**What you have to do**
Exclude the pictures and reproduce the remaining data exactly as written.

**Material**
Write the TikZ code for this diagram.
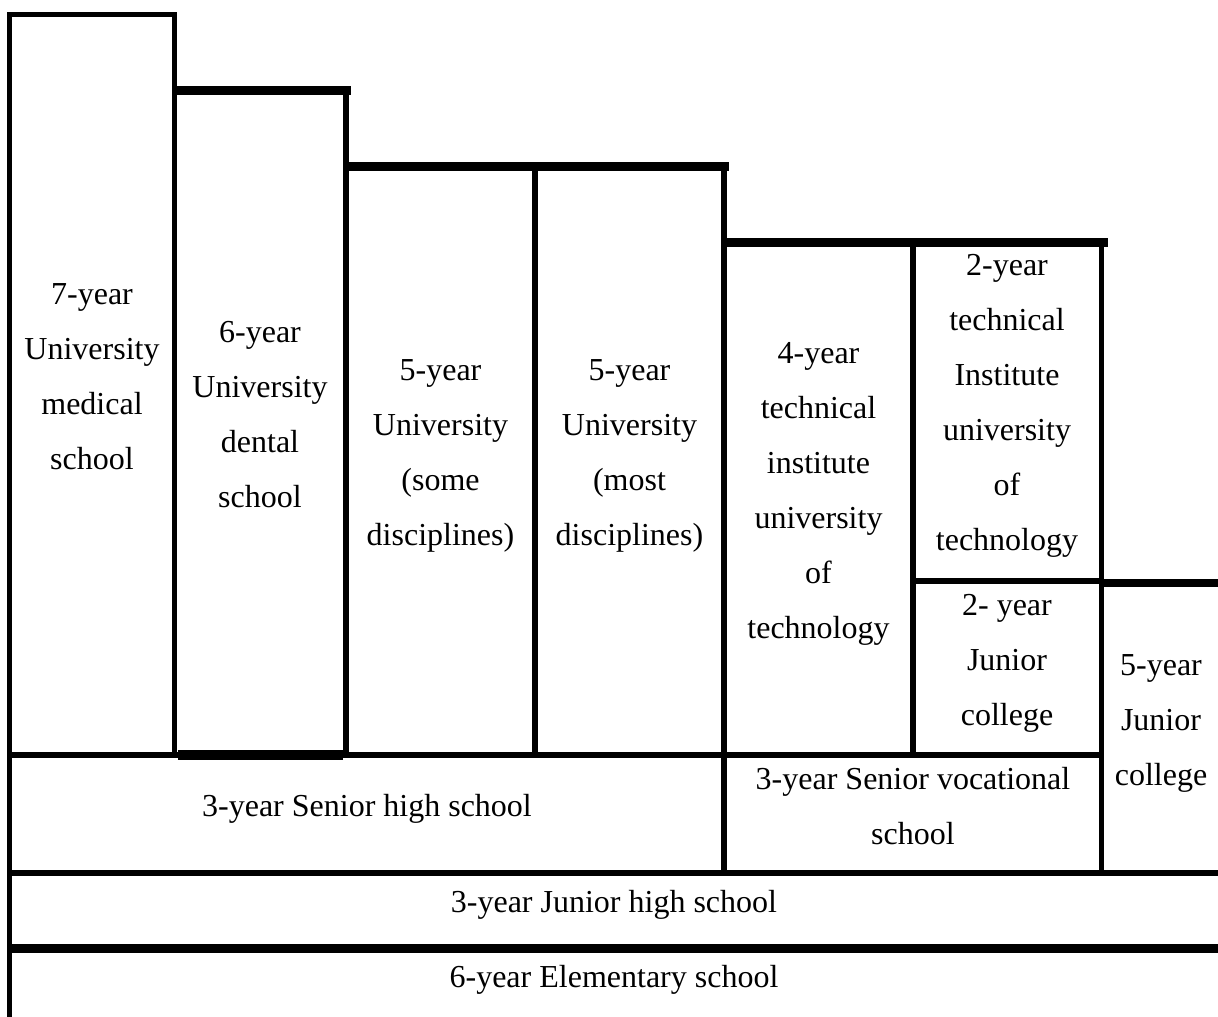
\documentclass[tikz,border=0pt]{standalone}
\usepackage{fontspec}
\setmainfont{Liberation Serif}
\begin{document}
\begin{tikzpicture}[x=1pt,y=-1pt,
  thinline/.style={line width=5.5pt,line cap=rect,line join=miter},
  thickline/.style={line width=9pt},
  lbl/.style={anchor=base,align=center,inner sep=0pt,font=\fontsize{32}{55}\selectfont}]
\useasboundingbox (0,0) rectangle (1218,1017);
% thin lines
\draw[thinline] (9.5,1014.25) -- (9.5,14.5) -- (174.5,14.5) -- (174.5,755);
\draw[thinline] (346,95) -- (346,755);
\draw[thinline] (535,166.5) -- (535,755);
\draw[thinline] (724,166.5) -- (724,873);
\draw[thinline] (913,242.5) -- (913,755);
\draw[thinline] (1101.5,242.5) -- (1101.5,873);
\draw[thinline] (913,581) -- (1101.5,581);
\draw[thinline] (9.5,755) -- (1101.5,755);
\draw[thinline] (9.5,873) -- (1215.25,873);
% thick lines
\draw[thickline] (172,90.5) -- (351,90.5);
\draw[thickline] (343,166.5) -- (729,166.5);
\draw[thickline] (721,242.5) -- (1108,242.5);
\draw[line width=8pt] (1101.5,583) -- (1218,583);
\draw[line width=10pt] (178,755) -- (343,755);
\draw[thickline] (7,948.5) -- (1218,948.5);
% labels (anchor base = baseline of last line)
\node[lbl] (med) at (92,469) {7-year\\University\\medical\\school};
\node[lbl] (den) at (260,507) {6-year\\University\\dental\\school};
\node[lbl] (some) at (440.5,545) {5-year\\University\\(some\\disciplines)};
\node[lbl] (most) at (629.5,545) {5-year\\University\\(most\\disciplines)};
\node[lbl] (tech4) at (818.5,638) {4-year\\technical\\institute\\university\\of\\technology};
\node[lbl] (tech2) at (1007,550) {2-year\\technical\\Institute\\university\\of\\technology};
\node[lbl] (jc2) at (1007,725) {2- year\\Junior\\college};
\node[lbl] (jc5) at (1161,785) {5-year\\Junior\\college};
\node[lbl] (shs) at (367,816) {3-year Senior high school};
\node[lbl] (voc) at (913,844) {3-year Senior vocational\\school};
\node[lbl] (jhs) at (614,912) {3-year Junior high school};
\node[lbl] (elem) at (614,987) {6-year Elementary school};
\end{tikzpicture}
\end{document}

**Written answer**
Write the TikZ code for this diagram.
\documentclass[tikz,border=0pt]{standalone}
\usepackage{fontspec}
\setmainfont{Liberation Serif}
\begin{document}
\begin{tikzpicture}[x=1pt,y=-1pt,
  thinline/.style={line width=5.5pt,line cap=rect,line join=miter},
  thickline/.style={line width=9pt},
  lbl/.style={anchor=base,align=center,inner sep=0pt,font=\fontsize{32}{55}\selectfont}]
\useasboundingbox (0,0) rectangle (1218,1017);
% thin lines
\draw[thinline] (9.5,1014.25) -- (9.5,14.5) -- (174.5,14.5) -- (174.5,755);
\draw[thinline] (346,95) -- (346,755);
\draw[thinline] (535,166.5) -- (535,755);
\draw[thinline] (724,166.5) -- (724,873);
\draw[thinline] (913,242.5) -- (913,755);
\draw[thinline] (1101.5,242.5) -- (1101.5,873);
\draw[thinline] (913,581) -- (1101.5,581);
\draw[thinline] (9.5,755) -- (1101.5,755);
\draw[thinline] (9.5,873) -- (1215.25,873);
% thick lines
\draw[thickline] (172,90.5) -- (351,90.5);
\draw[thickline] (343,166.5) -- (729,166.5);
\draw[thickline] (721,242.5) -- (1108,242.5);
\draw[line width=8pt] (1101.5,583) -- (1218,583);
\draw[line width=10pt] (178,755) -- (343,755);
\draw[thickline] (7,948.5) -- (1218,948.5);
% labels (anchor base = baseline of last line)
\node[lbl] (med) at (92,469) {7-year\\University\\medical\\school};
\node[lbl] (den) at (260,507) {6-year\\University\\dental\\school};
\node[lbl] (some) at (440.5,545) {5-year\\University\\(some\\disciplines)};
\node[lbl] (most) at (629.5,545) {5-year\\University\\(most\\disciplines)};
\node[lbl] (tech4) at (818.5,638) {4-year\\technical\\institute\\university\\of\\technology};
\node[lbl] (tech2) at (1007,550) {2-year\\technical\\Institute\\university\\of\\technology};
\node[lbl] (jc2) at (1007,725) {2- year\\Junior\\college};
\node[lbl] (jc5) at (1161,785) {5-year\\Junior\\college};
\node[lbl] (shs) at (367,816) {3-year Senior high school};
\node[lbl] (voc) at (913,844) {3-year Senior vocational\\school};
\node[lbl] (jhs) at (614,912) {3-year Junior high school};
\node[lbl] (elem) at (614,987) {6-year Elementary school};
\end{tikzpicture}
\end{document}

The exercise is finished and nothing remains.